ESSU Research Report No. 4: The £10bn Sale of Shares in PPP Companies: New source of profits for builders and banks, by Dexter Whitfield
A new ESSU Research Report reveals 240 PPP equity transactions involved 1,229 PPP projects (including multiple sales) valued at £10.0bn in the last decade. Average profit was 50.6% in individual and group equity transactions (compared to average operating profits in construction companies of 1.5% between 2003-09). £517.9m profit from a sample of 154 PPP projects. If the same level of profit were maintained for the 622 individual and group PPP project equity transactions the total profit would be £2.2bn. (This excludes the undisclosed profits obtained in the sale of secondary market infrastructure funds). Increased use of tax havens for UK infrastructure funds – 91 PPP projects with 50% – 100% equity ownership with funds registered in tax havens:
Superseded by the PPP Wealth Machine: UK and Global trends in trading project ownership and the ESSU PPP Equity Database which can be download http://www.european-services-strategy.org.uk/ppp-database/ppp-equity-database/
ESSU Research Report No 3: Cost Overruns, Delays and Terminations in 105 Outsourced Public Sector ICT Contracts by Dexter Whitfield.

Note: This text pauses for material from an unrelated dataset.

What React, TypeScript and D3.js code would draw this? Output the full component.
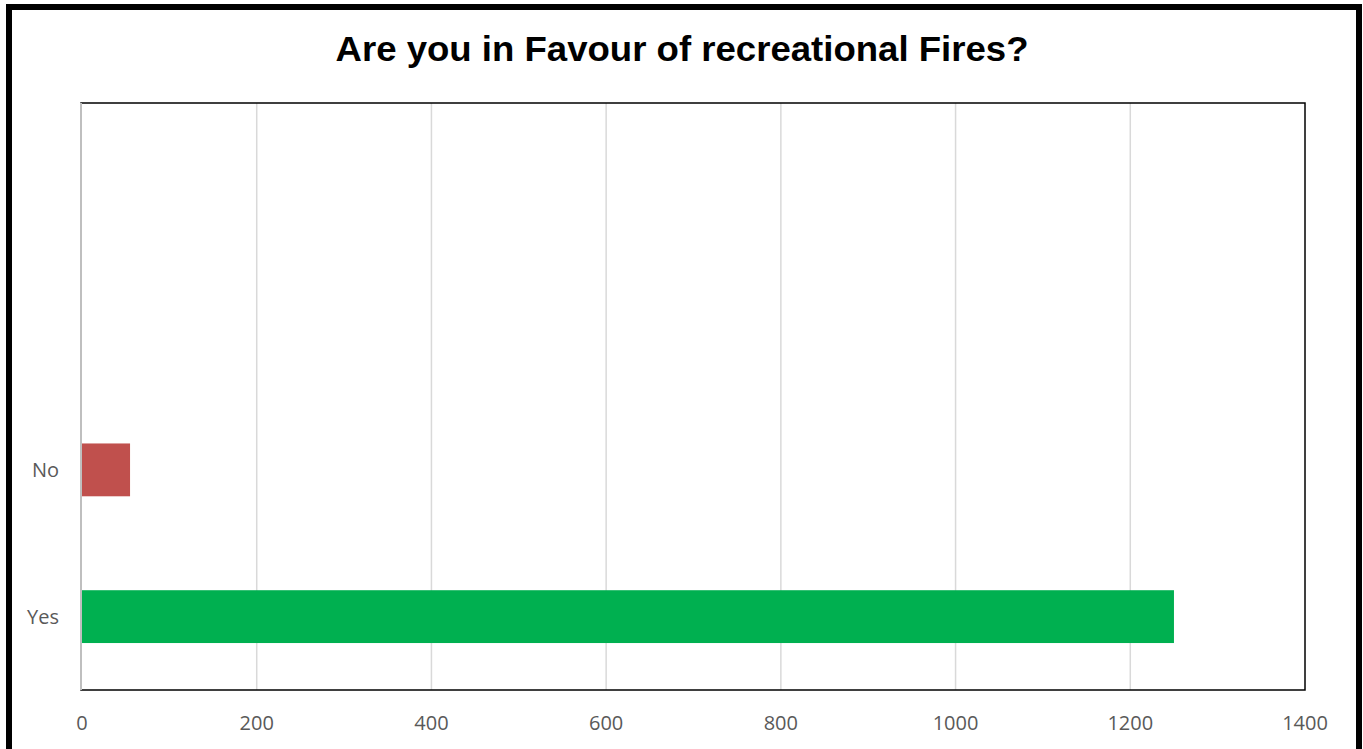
import React from "react";
import * as d3 from "d3";

const categories = ["Yes", "No", "", ""];
const values = [1250, 55, 0, 0];
const barColors = ["#00B050", "#C0504D", "#000000", "#000000"];
const xTicks = [0, 200, 400, 600, 800, 1000, 1200, 1400];
const title = "Are you in Favour of recreational Fires?";

const W = 1363;
const H = 749;
const plot = { left: 81, right: 1305, top: 103, bottom: 690 };

export default function App() {
  const x = d3.scaleLinear().domain([0, 1400]).range([plot.left + 1, plot.right]);
  const idx = categories.map((_, i) => String(i));
  const y = d3
    .scaleBand<string>()
    .domain(idx)
    .range([plot.bottom, plot.top])
    .paddingInner(0.64)
    .paddingOuter(0.32);

  return (
    <div style={{ position: "absolute", left: 0, top: 0 }}>
      <svg width={W} height={H} style={{ display: "block", background: "#fff" }}>
        <rect x={0} y={0} width={W} height={H} fill="#fff" />
        {/* outer border */}
        <rect x={9} y={7} width={1350} height={800} fill="none" stroke="#000" strokeWidth={6} />
        {/* title */}
        <text
          x={682}
          y={61}
          textAnchor="middle"
          fontFamily="'Liberation Sans', Arial, sans-serif"
          fontWeight="bold"
          fontSize={35}
          textLength={693}
          lengthAdjust="spacingAndGlyphs"
          fill="#000"
        >
          {title}
        </text>
        {/* gridlines */}
        {xTicks.slice(1, -1).map((t) => (
          <line
            key={t}
            x1={x(t)}
            x2={x(t)}
            y1={plot.top}
            y2={plot.bottom}
            stroke="#d9d9d9"
            strokeWidth={1.5}
          />
        ))}
        {/* plot box */}
        <rect
          x={plot.left}
          y={plot.top}
          width={plot.right - plot.left}
          height={plot.bottom - plot.top}
          fill="none"
          stroke="#000"
          strokeWidth={1.5}
        />
        {/* bars */}
        {values.map((v, i) =>
          v > 0 ? (
            <rect
              key={i}
              x={x(0)}
              y={y(idx[i])!}
              width={x(v) - x(0)}
              height={y.bandwidth()}
              fill={barColors[i]}
            />
          ) : null
        )}
        {/* left category axis line */}
        <line x1={plot.left} x2={plot.left} y1={plot.top} y2={plot.bottom} stroke="#bfbfbf" strokeWidth={2} />
        {/* category labels */}
        {categories.map((c, i) =>
          c ? (
            <text
              key={i}
              x={59}
              y={y(idx[i])! + y.bandwidth() / 2 + 7}
              textAnchor="end"
              fontFamily="'Open Sans', sans-serif"
              fontSize={20}
              fill="#595959"
            >
              {c}
            </text>
          ) : null
        )}
        {/* x tick labels */}
        {xTicks.map((t) => (
          <text
            key={t}
            x={x(t)}
            y={730}
            textAnchor="middle"
            fontFamily="'Open Sans', sans-serif"
            fontSize={20}
            fill="#595959"
          >
            {t}
          </text>
        ))}
      </svg>
    </div>
  );
}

The Research Report identifies the scope of major cost overruns, delays and terminations in 105 outsourced public sector ICT projects in central government, NHS, local authorities, public bodies and agencies in the last decade. There has been wide reporting of individual and department or authority-wide project failures in the national and ICT press but little analysis of the overall scope and evidence. The value of contacts is nearly £30billion with an average cost overrun of 30.5%.
ESSU Research Report No 2: Options Appraisal Criteria Matrix by Dexter Whitfield
This report outlines out the key stages in the appraisal process. As options appraisal becomes a more common tool in public management there is evidence that ‘appraisal bias’ is leading to pre-selected options and construction of particular outcomes by the selective use of evidence and narrow evaluation criteria. Yet a rigorous and investigative approach can be very productive, directing attention to longer-term needs rather than short- term interests. The Options Appraisal Criteria Matrix has twelve sections, which cover the full range of issues that should be taken into account in appraising options.
ESSU Research Paper No 1: A Typology of Privatisation and Marketisation by Dexter Whitfield
A paper setting out a four part typology of privatisation and marketisation. The typology provides examples and explanation of the different types of privatisation and marketisation; methods; political, social and economic objectives; and the impact on the state and public services.